Nous constatons effectivement un consensus sur le caractère stratégique de l'hydroélectricité. Pour éviter que l'on mette fin à la paralysie actuelle liée à l'insécurité juridique, je préconise d'accorder des prolongations contre travaux pendant que se poursuivent les négociations. Trois ou quatre dossiers en France peuvent être déclenchés très rapidement. Il faut convaincre la Commission européenne de la nécessité de ces travaux d'optimisation de cet outil stratégique, indispensable à la mise en oeuvre de la transition énergétique. Cela permettra de continuer à négocier sans perdre de temps.

La CNR, comme les autres opérateurs, participe de l'aménagement du territoire, et ses investissements dans les passes à poissons en témoignent : elle ne fait pas que de la production d'énergie.
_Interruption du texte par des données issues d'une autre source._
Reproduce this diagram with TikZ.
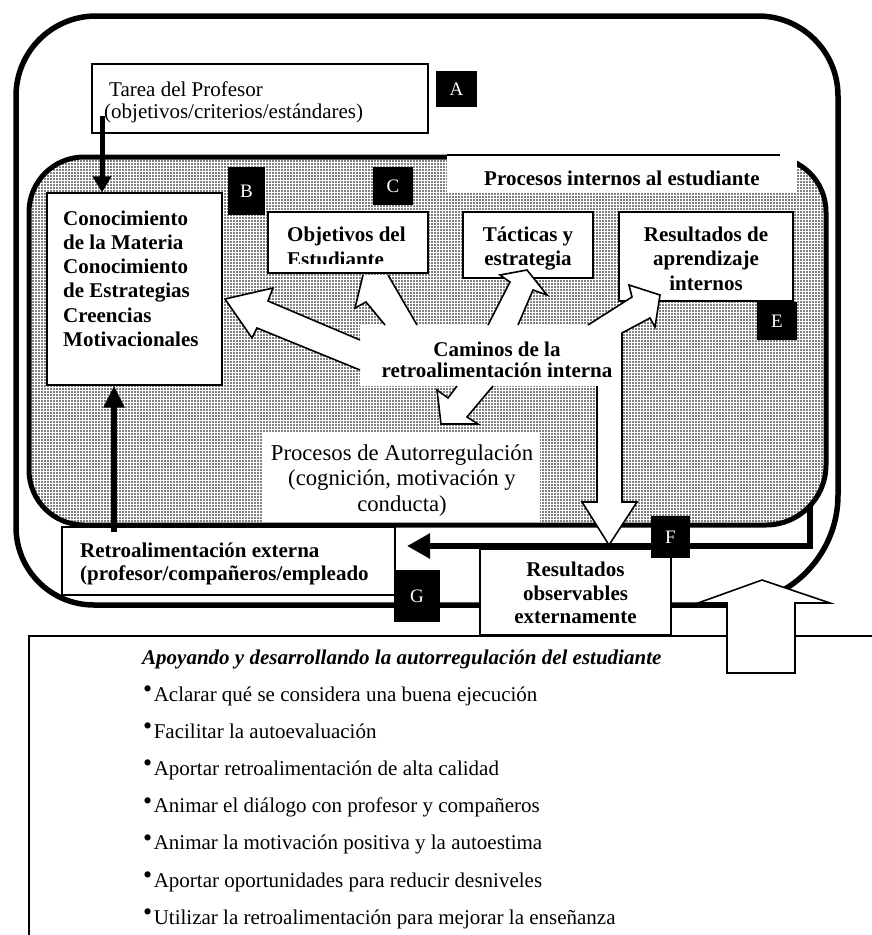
\documentclass[tikz,border=0pt]{standalone}
\usepackage{fontspec}
\setmainfont{Liberation Serif}
\usetikzlibrary{arrows.meta,patterns.meta,calc}
\newcommand\Lcol[2]{\vtop{\baselineskip=#1\relax\halign{##\hfil\cr#2\crcr}}}
\newcommand\Ccol[2]{\vtop{\baselineskip=#1\relax\halign{\hfil##\hfil\cr#2\crcr}}}
\newcommand\blt{\raisebox{3.5pt}{\fontsize{26}{26}\selectfont •}\kern1.5pt}
\tikzset{
  wbox/.style={draw, fill=white, line width=1.2pt, inner sep=0pt, rectangle},
  plainbox/.style={fill=white, inner sep=0pt, rectangle},
  bbox/.style={fill=black, text=white, inner sep=0pt, rectangle, font=\fontsize{19}{19}\selectfont},
  tb/.style={inner sep=0pt, font=\fontsize{21}{24}\selectfont\bfseries},
  tn/.style={inner sep=0pt, font=\fontsize{21}{24}\selectfont},
  tbi/.style={inner sep=0pt, font=\fontsize{21}{24}\selectfont\bfseries\itshape},
  harrow/.style={line width=1.6pt, line join=miter},
  fatline/.style={line width=#1},
}
\begin{document}
\begin{tikzpicture}[x=1pt,y=-1pt]
\fill[white] (0,0) rectangle (871,935);
\useasboundingbox (0,0) rectangle (871,935);

% outer frame
\draw[line width=5.5pt] (16,96) .. controls (16,51.8) and (51.8,16) .. (96,16) -- (758,16)
  .. controls (802.2,16) and (838,51.8) .. (838,96) -- (838,495)
  .. controls (838,555.7) and (788.7,605) .. (728,605) -- (94,605)
  .. controls (50.9,605) and (16,570.1) .. (16,527) -- cycle;

% inner frame (stippled)
\draw[line width=5pt, pattern={Dots[distance=3pt,radius=0.95pt]}, pattern color=black]
  (29,212) .. controls (29,181.6) and (53.6,157) .. (84,157) -- (771,157)
  .. controls (801.4,157) and (826,181.6) .. (826,212) -- (826,465)
  .. controls (826,498.1) and (799.1,525) .. (766,525) -- (84,525)
  .. controls (53.6,525) and (29,500.4) .. (29,470) -- cycle;

% label of inner frame
\node[plainbox, minimum width=350pt, minimum height=42pt] (pil) at (622,171) {};
\draw[line width=1.2pt] (447,155) -- (780,155);
\node[tb, anchor=base] (tpil) at (622,185) {Procesos internos al estudiante};

% boxes
\node[wbox, minimum width=336pt, minimum height=69pt] (tarea) at (260,98.5) {};
\node[bbox, minimum width=41pt, minimum height=36pt] (A) at (456.5,89) {A};
\node[wbox, minimum width=175pt, minimum height=192pt] (con) at (134.5,289) {};
\node[bbox, minimum width=37pt, minimum height=48pt] (B) at (246.5,191) {B};
\node[bbox, minimum width=40pt, minimum height=38pt] (C) at (393,186) {C};
\node[wbox, minimum width=160pt, minimum height=61pt] (obj) at (348,242.5) {};
\node[wbox, minimum width=130pt, minimum height=66pt] (tac) at (528,245) {};
\node[wbox, minimum width=174pt, minimum height=89pt] (resap) at (706,256.5) {};
\node[bbox, minimum width=40pt, minimum height=38pt] (E) at (777,321) {E};
\node[plainbox, minimum width=277pt, minimum height=90pt] (auto) at (401.5,477) {};

% texts
\node[tn, anchor=base west] (ttarea) at (104,96.7) {\Lcol{21.6pt}{\kern5pt Tarea del Profesor\cr(objetivos/criterios/estándares)}};
\node[tb, anchor=base west] (tcon) at (63,225) {\Lcol{24.3pt}{Conocimiento\cr de la Materia\cr Conocimiento\cr de Estrategias\cr Creencias\cr Motivacionales}};
\begin{scope}
  \clip (268,212) rectangle (428,263);
  \node[tb, anchor=base west] (tobj) at (287,241.7) {\Lcol{25pt}{Objetivos del\cr Estudiante}};
\end{scope}
\node[tb, anchor=base] (ttac) at (528,241.7) {\Ccol{23.3pt}{Tácticas y\cr estrategia}};
\node[tb, anchor=base] (tresap) at (706,241.7) {\Ccol{24.2pt}{Resultados de\cr aprendizaje\cr internos}};
\node[inner sep=0pt, font=\fontsize{22.7}{25.8}\selectfont, anchor=base] (tauto) at (402,460) {\Ccol{25.8pt}{Procesos de Autorregulación\cr (cognición, motivación y\cr conducta)}};

% internal feedback pathways (white block arrows from a hub)
\fill[white] (360,340) -- (268,301) -- (273,288) -- (225,299) -- (252,338) -- (257,328) -- (360,370)
  -- (360,386) -- (457,386) -- (448,398) -- (437,390) -- (441,424) -- (478,424) -- (467,417) -- (493,386)
  -- (597,386) -- (597,502) -- (582,502) -- (609,545) -- (637,502) -- (622,502) -- (622,333)
  -- (650,318) -- (655,327) -- (660,295) -- (629,285) -- (632,297) -- (588,325)
  -- (518,325) -- (533,290) -- (547,295) -- (527,270) -- (500,275) -- (510,282) -- (488,325)
  -- (417,325) -- (388,275) -- (363,275) -- (355,308) -- (366,302) -- (385,325) -- (360,325) -- cycle;
\draw[harrow] (360,340) -- (268,301) -- (273,288) -- (225,299) -- (252,338) -- (257,328) -- (360,370);
\draw[harrow] (457,386) -- (448,398) -- (437,390) -- (441,424) -- (478,424) -- (467,417) -- (493,386);
\draw[harrow] (597,386) -- (597,502) -- (582,502) -- (609,545) -- (637,502) -- (622,502) -- (622,333)
  -- (650,318) -- (655,327) -- (660,295) -- (629,285) -- (632,297) -- (588,325);
\draw[harrow] (488,325) -- (510,282) -- (500,275) -- (527,270) -- (547,295) -- (533,290) -- (518,325);
\draw[harrow] (385,325) -- (366,302) -- (355,308) -- (363,275);
\draw[harrow] (388,275) -- (417,325);
\node[tb, anchor=base] (tcam) at (497,356) {\Ccol{21.5pt}{Caminos de la\cr retroalimentación interna}};

% external part
\node[wbox, minimum width=333pt, minimum height=68pt] (retro) at (228.5,561) {};
\node[tb, anchor=base west] (tretro) at (80,557) {\Lcol{23pt}{Retroalimentación externa\cr (profesor/compañeros/empleado}};
\node[bbox, minimum width=46pt, minimum height=52pt] (G) at (417,596) {G};
\node[wbox, minimum width=191pt, minimum height=86pt] (resobs) at (575.5,592) {};
\node[tb, anchor=base] (tresobs) at (575.5,576.7) {\Ccol{23.5pt}{Resultados\cr observables\cr externamente}};

% connectors
\coordinate (ta) at (102,116);
\draw[fatline=5pt, -{Triangle[length=16pt,width=18pt]}] (ta) -- (ta |- con.north);
\coordinate (ra) at (114,532);
\draw[fatline=6pt, -{Triangle[length=22pt,width=20pt]}] (ra) -- (ra |- con.south);
\coordinate (fs) at (810,506);
\coordinate (fe) at (407,546);
\draw[fatline=6pt, -{Triangle[length=23pt,width=24pt]}] (fs) |- (fe);
\node[bbox, minimum width=39pt, minimum height=42pt] (F) at (670.5,537) {F};

% list box and upward arrow
\draw[line width=1.2pt] (875,636) -- (29,636) -- (29,940);
\draw[harrow, fill=white] (727,673) -- (727,603) -- (698,603) -- (762,580) -- (830,603) -- (795,603) -- (795,673) -- cycle;

\node[tbi, anchor=base west] (ltitle) at (142,664) {Apoyando y desarrollando la autorregulación del estudiante};
\node[tn, anchor=base west] (l1) at (143,701) {\blt Aclarar qué se considera una buena ejecución};
\node[tn, anchor=base west] (l2) at (143,738.2) {\blt Facilitar la autoevaluación};
\node[tn, anchor=base west] (l3) at (143,775.4) {\blt Aportar retroalimentación de alta calidad};
\node[tn, anchor=base west] (l4) at (143,812.6) {\blt Animar el diálogo con profesor y compañeros};
\node[tn, anchor=base west] (l5) at (143,849.8) {\blt Animar la motivación positiva y la autoestima};
\node[tn, anchor=base west] (l6) at (143,887) {\blt Aportar oportunidades para reducir desniveles};
\node[tn, anchor=base west] (l7) at (143,924.2) {\blt Utilizar la retroalimentación para mejorar la enseñanza};
\end{tikzpicture}
\end{document}
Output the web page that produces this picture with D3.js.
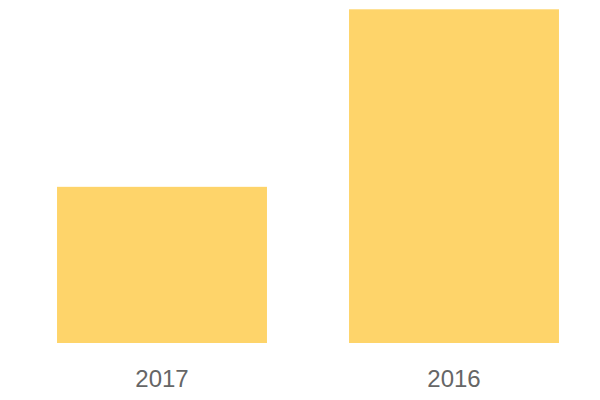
<!DOCTYPE html>
<html>
<head>
<meta charset="utf-8">
<script src="https://cdn.jsdelivr.net/npm/d3@7"></script>
<style>
  body { margin: 0; background: #fff; }
  svg { display: block; }
</style>
</head>
<body>
<div id="chart"><svg width="600" height="400"></svg></div>
<script>
// data
const years = ['2017', '2016'];
const values = [46.8, 100];

const svg = d3.select('#chart svg');

const x = d3.scaleBand()
    .domain(years)
    .range([16, 600])
    .paddingInner(0.281)
    .paddingOuter(0.1405);

const y = d3.scaleLinear()
    .domain([0, 100])
    .range([343, 9.3]);

svg.append('g')
    .selectAll('rect')
    .data(years)
    .enter()
    .append('rect')
    .attr('x', d => x(d))
    .attr('width', x.bandwidth())
    .attr('y', (d, i) => y(values[i]))
    .attr('height', (d, i) => y(0) - y(values[i]))
    .attr('fill', '#fed46a');

// x axis labels, no line or ticks
const xAxis = svg.append('g')
    .attr('transform', 'translate(0,343)')
    .call(d3.axisBottom(x).tickSize(0).tickPadding(0));
xAxis.select('.domain').remove();
xAxis.selectAll('text')
    .attr('dy', null)
    .attr('y', 44)
    .attr('fill', '#666')
    .style('font-family', '"Liberation Sans", Arial, sans-serif')
    .style('font-size', '24px');
</script>
</body>
</html>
De manière générale, les investissements que font les opérateurs ne sont pas liés uniquement à la production d'électricité mais aussi à l'aménagement du territoire.

Les exigences de la Commission européenne reposent uniquement sur la situation monopolistique d'EDF. Ce qui m'a frappée, lorsque je me suis rendue à Bruxelles, c'est de constater à quel point les trois directions générales impliquées dans ce dossier fonctionnent en « tuyaux d'orgue », sans se parler. La direction générale chargée de la concurrence veut à tout prix mettre fin à la position dominante d'EDF ; la direction générale chargée de l'énergie tente de construire l'Europe de l'énergie ; la direction générale chargée du marché intérieur veut faire appliquer la directive « concessions ». Ces trois directions générales ne se parlent pas, alors même que l'hydroélectricité relève d'une stratégie globale et transversale et ne peut pas être gérée de manière sectionnée comme c'est le cas. La position dominante d'EDF est aujourd'hui contestable, davantage encore qu'il y a quatre ou cinq ans, et le sera plus encore dans une dizaine d'années en raison du développement des énergies renouvelables.
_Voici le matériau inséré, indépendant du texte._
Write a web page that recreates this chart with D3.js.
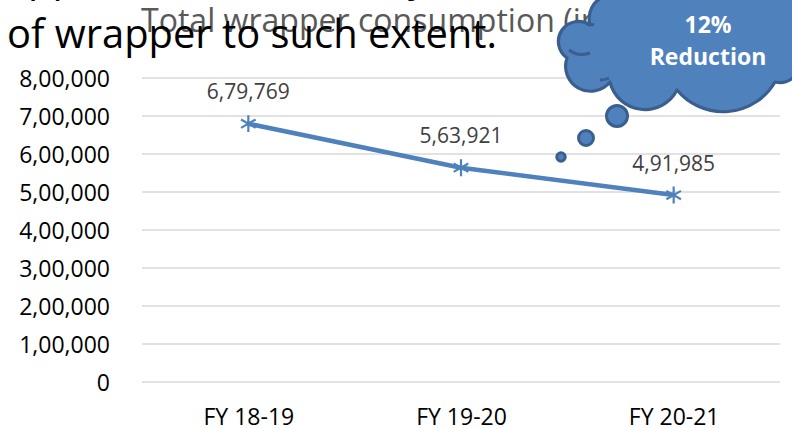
<!DOCTYPE html>
<html><head><meta charset="utf-8">
<script src="https://cdn.jsdelivr.net/npm/d3@7"></script>
<style>html,body{margin:0;padding:0;background:#fff;overflow:hidden}svg{display:block}</style>
</head><body>
<svg id="c" width="792" height="428"></svg>
<script>
const categories = ["FY 18-19", "FY 19-20", "FY 20-21"];
const consumption = [679769, 563921, 491985];
const yTicks = [0, 100000, 200000, 300000, 400000, 500000, 600000, 700000, 800000];
const chartTitle = "Total wrapper consumption (in kg)";
const slideText = "of wrapper to such extent.";
const calloutLines = ["12%", "Reduction"];

function indian(n) {
  const s = String(Math.round(n));
  if (s.length <= 3) return s;
  const last3 = s.slice(-3);
  let rest = s.slice(0, -3);
  const parts = [];
  while (rest.length > 2) { parts.unshift(rest.slice(-2)); rest = rest.slice(0, -2); }
  if (rest.length) parts.unshift(rest);
  return parts.join(",") + "," + last3;
}

const FONT = "'Open Sans', 'DejaVu Sans', sans-serif";
const svg = d3.select("#c");

const x = d3.scalePoint().domain(categories).range([142, 780]).padding(0.5);
const y = d3.scaleLinear().domain([0, 800000]).range([382, 78]);

// slide text partially cut at top (descenders only)
svg.append("text").attr("x", 28).attr("y", -9).attr("font-family", FONT)
  .attr("font-size", 40).attr("fill", "#000").text("pp");
svg.append("text").attr("x", 408).attr("y", -9).attr("font-family", FONT)
  .attr("font-size", 40).attr("fill", "#000").text("y");

// chart title (gray)
const tmp = svg.append("text").attr("font-family", FONT).attr("font-size", 30).text("Total wrapper consumption");
const tl = tmp.node().getComputedTextLength();
tmp.remove();
const titleSize = 30 * 414 / tl;
svg.append("text").attr("x", 141).attr("y", 32).attr("font-family", FONT)
  .attr("font-size", titleSize).attr("fill", "#595959").text(chartTitle);

// gridlines
svg.append("g").selectAll("line").data(yTicks).join("line")
  .attr("x1", 142).attr("x2", 780)
  .attr("y1", d => y(d)).attr("y2", d => y(d))
  .attr("stroke", "#D9D9D9").attr("stroke-width", 1.5);

// y axis labels
const yAxis = d3.axisLeft(y).tickValues(yTicks).tickFormat(indian).tickSize(0).tickPadding(0);
const ya = svg.append("g").attr("transform", "translate(110,0)").call(yAxis);
ya.select(".domain").remove();
ya.selectAll("text").attr("font-family", FONT).attr("font-size", 23).attr("fill", "#000").attr("dy", "0.36em");

// x axis labels
const xAxis = d3.axisBottom(x).tickSize(0).tickPadding(0);
const xa = svg.append("g").attr("transform", "translate(0,408)").call(xAxis);
xa.select(".domain").remove();
xa.selectAll("text").attr("font-family", FONT).attr("font-size", 23).attr("fill", "#000").attr("dy", "0.72em");

// line
const data = categories.map((c, i) => ({ c, v: consumption[i] }));
svg.append("path").datum(data)
  .attr("d", d3.line().x(d => x(d.c)).y(d => y(d.v)))
  .attr("fill", "none").attr("stroke", "#4F81BD").attr("stroke-width", 4.5)
  .attr("stroke-linejoin", "round").attr("stroke-linecap", "round");

// markers (asterisk)
svg.append("g").selectAll("path").data(data).join("path")
  .attr("transform", d => `translate(${x(d.c)},${y(d.v)})`)
  .attr("d", d3.symbol(d3.symbolAsterisk, 200)())
  .attr("fill", "none").attr("stroke", "#4F81BD").attr("stroke-width", 2.2);

// data labels
svg.append("g").selectAll("text").data(data).join("text")
  .attr("x", d => x(d.c)).attr("y", d => y(d.v) - 32)
  .attr("dy", "0.36em").attr("text-anchor", "middle")
  .attr("font-family", FONT).attr("font-size", 21).attr("fill", "#404040")
  .text(d => indian(d.v));

// overlay black slide text
svg.append("text").attr("x", 7).attr("y", 48).attr("font-family", FONT)
  .attr("font-size", 40).attr("fill", "#000")
  .attr("textLength", 490).attr("lengthAdjust", "spacingAndGlyphs").text(slideText);

// thought-cloud callout
const cloudFill = "#4F81BD", cloudStroke = "#3A5F8E";
const cloud = svg.append("g");
cloud.append("path")
  .attr("d", "M 612 -20 L 605 -4 A 24 24 0 0 0 590 25 A 17 17 0 0 0 567 58 A 25 25 0 0 0 610 82 A 36 36 0 0 0 677 90 A 60 60 0 0 0 775 82 A 20 20 0 0 0 800 62 L 800 -20 Z")
  .attr("fill", cloudFill).attr("stroke", cloudStroke).attr("stroke-width", 3.2).attr("stroke-linejoin", "round");
// inner arcs
cloud.append("path").attr("d", "M 569 50 A 22 22 0 0 0 590 53").attr("fill", "none")
  .attr("stroke", cloudStroke).attr("stroke-width", 3);
cloud.append("path").attr("d", "M 600 80 A 20 20 0 0 0 609 78").attr("fill", "none")
  .attr("stroke", cloudStroke).attr("stroke-width", 3);
cloud.append("path").attr("d", "M 586 24 A 20 20 0 0 1 594 25").attr("fill", "none")
  .attr("stroke", cloudStroke).attr("stroke-width", 3);
// bubbles
const bubbles = [[617, 116, 10.5], [586, 138, 7.5], [561, 157, 4.2]];
cloud.selectAll("circle").data(bubbles).join("circle")
  .attr("cx", d => d[0]).attr("cy", d => d[1]).attr("r", d => d[2])
  .attr("fill", cloudFill).attr("stroke", cloudStroke).attr("stroke-width", 3);
cloud.selectAll("text.cl").data(calloutLines).join("text").attr("class", "cl")
  .attr("x", 708).attr("y", (d, i) => 33 + i * 32)
  .attr("text-anchor", "middle").attr("font-family", FONT).attr("font-weight", 700)
  .attr("font-size", 23).attr("fill", "#fff").text(d => d);
</script>
</body></html>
Des opérateurs doivent pouvoir concourir sur de nouveaux projets, à condition qu'ils investissent : il n'y a pas d'opposition de ma part sur ce point.
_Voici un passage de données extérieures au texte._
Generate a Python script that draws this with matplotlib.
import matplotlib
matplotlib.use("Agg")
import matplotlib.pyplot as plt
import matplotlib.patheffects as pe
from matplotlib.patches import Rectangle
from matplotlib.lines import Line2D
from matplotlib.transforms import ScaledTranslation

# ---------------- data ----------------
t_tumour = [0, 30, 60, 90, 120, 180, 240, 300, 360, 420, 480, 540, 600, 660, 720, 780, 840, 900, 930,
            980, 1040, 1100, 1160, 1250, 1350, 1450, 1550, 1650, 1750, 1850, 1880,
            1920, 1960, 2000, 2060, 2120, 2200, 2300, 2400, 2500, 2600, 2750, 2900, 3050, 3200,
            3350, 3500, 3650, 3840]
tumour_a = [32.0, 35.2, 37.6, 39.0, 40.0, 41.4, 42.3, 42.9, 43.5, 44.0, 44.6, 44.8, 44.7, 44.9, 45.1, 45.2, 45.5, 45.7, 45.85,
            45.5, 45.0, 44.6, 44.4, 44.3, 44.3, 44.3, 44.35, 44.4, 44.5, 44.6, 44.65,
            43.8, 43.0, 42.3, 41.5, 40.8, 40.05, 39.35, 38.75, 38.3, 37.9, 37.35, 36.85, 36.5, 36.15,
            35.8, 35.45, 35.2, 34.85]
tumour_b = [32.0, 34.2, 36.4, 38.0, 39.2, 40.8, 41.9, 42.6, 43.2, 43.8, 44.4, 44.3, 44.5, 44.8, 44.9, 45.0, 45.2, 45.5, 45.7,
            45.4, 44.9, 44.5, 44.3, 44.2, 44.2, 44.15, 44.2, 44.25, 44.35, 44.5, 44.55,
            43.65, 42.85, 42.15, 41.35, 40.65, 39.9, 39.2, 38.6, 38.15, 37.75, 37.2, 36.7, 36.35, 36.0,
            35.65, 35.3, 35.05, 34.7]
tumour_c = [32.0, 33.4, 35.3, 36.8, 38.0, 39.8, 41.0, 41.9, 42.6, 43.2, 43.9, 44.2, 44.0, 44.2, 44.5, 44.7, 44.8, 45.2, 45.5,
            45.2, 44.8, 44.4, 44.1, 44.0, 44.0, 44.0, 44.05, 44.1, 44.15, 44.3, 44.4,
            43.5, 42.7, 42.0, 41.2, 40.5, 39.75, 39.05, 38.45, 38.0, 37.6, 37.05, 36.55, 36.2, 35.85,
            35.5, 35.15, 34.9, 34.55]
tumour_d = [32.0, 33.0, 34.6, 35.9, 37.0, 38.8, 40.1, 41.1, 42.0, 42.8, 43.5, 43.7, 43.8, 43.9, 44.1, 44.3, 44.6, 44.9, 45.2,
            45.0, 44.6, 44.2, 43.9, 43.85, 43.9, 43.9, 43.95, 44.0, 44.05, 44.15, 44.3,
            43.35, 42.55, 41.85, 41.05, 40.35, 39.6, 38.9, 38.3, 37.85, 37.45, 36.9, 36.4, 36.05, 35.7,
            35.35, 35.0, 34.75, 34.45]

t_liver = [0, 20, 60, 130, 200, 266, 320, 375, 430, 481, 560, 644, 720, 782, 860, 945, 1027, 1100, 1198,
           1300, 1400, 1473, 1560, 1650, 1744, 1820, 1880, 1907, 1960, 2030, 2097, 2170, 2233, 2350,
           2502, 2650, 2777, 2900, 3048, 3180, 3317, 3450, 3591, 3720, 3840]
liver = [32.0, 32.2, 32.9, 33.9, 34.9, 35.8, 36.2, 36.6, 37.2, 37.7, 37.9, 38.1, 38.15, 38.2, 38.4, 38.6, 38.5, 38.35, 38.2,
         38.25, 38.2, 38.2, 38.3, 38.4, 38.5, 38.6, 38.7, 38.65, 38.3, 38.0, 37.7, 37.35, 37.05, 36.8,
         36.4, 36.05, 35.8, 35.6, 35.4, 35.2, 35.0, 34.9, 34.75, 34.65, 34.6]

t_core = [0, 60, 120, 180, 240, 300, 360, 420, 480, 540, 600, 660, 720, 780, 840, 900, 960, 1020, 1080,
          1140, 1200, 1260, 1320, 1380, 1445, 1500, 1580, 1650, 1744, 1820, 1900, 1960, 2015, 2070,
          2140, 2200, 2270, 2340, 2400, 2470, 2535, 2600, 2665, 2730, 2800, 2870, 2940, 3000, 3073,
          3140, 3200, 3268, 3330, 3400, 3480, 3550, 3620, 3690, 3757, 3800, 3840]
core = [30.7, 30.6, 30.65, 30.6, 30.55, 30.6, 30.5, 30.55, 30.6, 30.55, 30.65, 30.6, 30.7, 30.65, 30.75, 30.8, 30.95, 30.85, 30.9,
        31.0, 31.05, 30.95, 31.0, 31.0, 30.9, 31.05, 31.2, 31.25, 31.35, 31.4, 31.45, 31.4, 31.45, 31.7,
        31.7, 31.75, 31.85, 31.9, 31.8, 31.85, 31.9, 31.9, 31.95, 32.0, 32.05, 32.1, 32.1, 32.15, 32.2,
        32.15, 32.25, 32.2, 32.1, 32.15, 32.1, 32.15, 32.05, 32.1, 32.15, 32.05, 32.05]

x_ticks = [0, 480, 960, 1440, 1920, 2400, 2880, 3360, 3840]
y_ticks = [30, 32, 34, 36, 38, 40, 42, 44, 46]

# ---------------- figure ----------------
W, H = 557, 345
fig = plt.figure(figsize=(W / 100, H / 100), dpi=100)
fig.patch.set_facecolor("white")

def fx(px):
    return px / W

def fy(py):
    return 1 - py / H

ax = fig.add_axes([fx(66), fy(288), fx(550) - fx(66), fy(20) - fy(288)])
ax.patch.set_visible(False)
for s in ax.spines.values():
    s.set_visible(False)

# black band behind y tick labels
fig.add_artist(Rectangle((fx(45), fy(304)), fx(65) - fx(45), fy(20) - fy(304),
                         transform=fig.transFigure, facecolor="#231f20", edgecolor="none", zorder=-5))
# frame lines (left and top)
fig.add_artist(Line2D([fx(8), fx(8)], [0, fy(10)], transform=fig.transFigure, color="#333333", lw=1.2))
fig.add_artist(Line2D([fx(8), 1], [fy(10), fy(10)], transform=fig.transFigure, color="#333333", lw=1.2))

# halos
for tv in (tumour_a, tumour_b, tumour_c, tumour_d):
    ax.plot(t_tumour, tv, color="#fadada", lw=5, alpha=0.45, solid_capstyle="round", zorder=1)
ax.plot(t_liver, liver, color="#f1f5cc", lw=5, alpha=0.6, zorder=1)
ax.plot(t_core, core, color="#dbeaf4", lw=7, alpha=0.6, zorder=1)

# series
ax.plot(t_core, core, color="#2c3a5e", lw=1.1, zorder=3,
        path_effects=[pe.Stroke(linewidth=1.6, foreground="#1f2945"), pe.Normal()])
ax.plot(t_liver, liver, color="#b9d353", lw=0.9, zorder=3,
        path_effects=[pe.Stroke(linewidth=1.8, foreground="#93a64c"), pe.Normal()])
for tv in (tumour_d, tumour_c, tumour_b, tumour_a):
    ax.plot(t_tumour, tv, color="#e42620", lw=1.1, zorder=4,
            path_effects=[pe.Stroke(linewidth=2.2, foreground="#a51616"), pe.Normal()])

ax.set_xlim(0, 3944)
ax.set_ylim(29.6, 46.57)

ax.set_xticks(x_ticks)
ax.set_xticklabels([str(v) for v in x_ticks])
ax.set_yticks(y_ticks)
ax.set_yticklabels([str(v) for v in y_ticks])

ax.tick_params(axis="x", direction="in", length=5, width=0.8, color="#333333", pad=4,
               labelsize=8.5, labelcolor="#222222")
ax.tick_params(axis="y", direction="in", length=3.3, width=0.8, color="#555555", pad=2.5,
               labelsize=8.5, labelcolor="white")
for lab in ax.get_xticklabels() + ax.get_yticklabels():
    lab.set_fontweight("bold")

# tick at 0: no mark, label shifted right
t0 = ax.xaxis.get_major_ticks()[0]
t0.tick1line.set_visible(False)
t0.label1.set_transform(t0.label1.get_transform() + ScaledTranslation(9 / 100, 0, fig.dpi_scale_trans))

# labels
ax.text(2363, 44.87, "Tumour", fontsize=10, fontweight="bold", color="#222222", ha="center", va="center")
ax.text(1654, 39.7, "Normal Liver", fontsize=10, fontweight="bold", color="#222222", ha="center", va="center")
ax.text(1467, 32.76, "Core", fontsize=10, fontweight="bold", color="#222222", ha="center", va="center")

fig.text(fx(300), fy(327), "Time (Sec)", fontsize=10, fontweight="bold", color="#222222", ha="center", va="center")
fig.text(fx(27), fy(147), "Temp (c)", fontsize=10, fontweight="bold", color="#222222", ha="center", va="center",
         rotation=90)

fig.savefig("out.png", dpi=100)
Je ne prône pas la désobéissance par principe : je préfère trouver des solutions euro-compatibles. Nous avons tendance à accuser l'Europe d'être à l'origine de nombre de contraintes, mais certaines exigences sont purement françaises : ce n'est pas l'Europe qui demande que les regroupements selon des chaînes hydrauliquement liées ne soient pas appliqués. Au contraire, nos interlocuteurs à Bruxelles nous ont expliqué y être favorables. Ce n'est pas non plus l'Europe qui impose le plafonnement à deux sur trois du nombre d'ouvrages gagnables par un même opérateur au sein d'un lot. Il faut que la France assume ce combat, et c'en est un. Je suis, toutefois, prête à désobéir si nous n'arrivons pas à obtenir gain de cause autrement, bien que ce ne soit pas dans mes habitudes.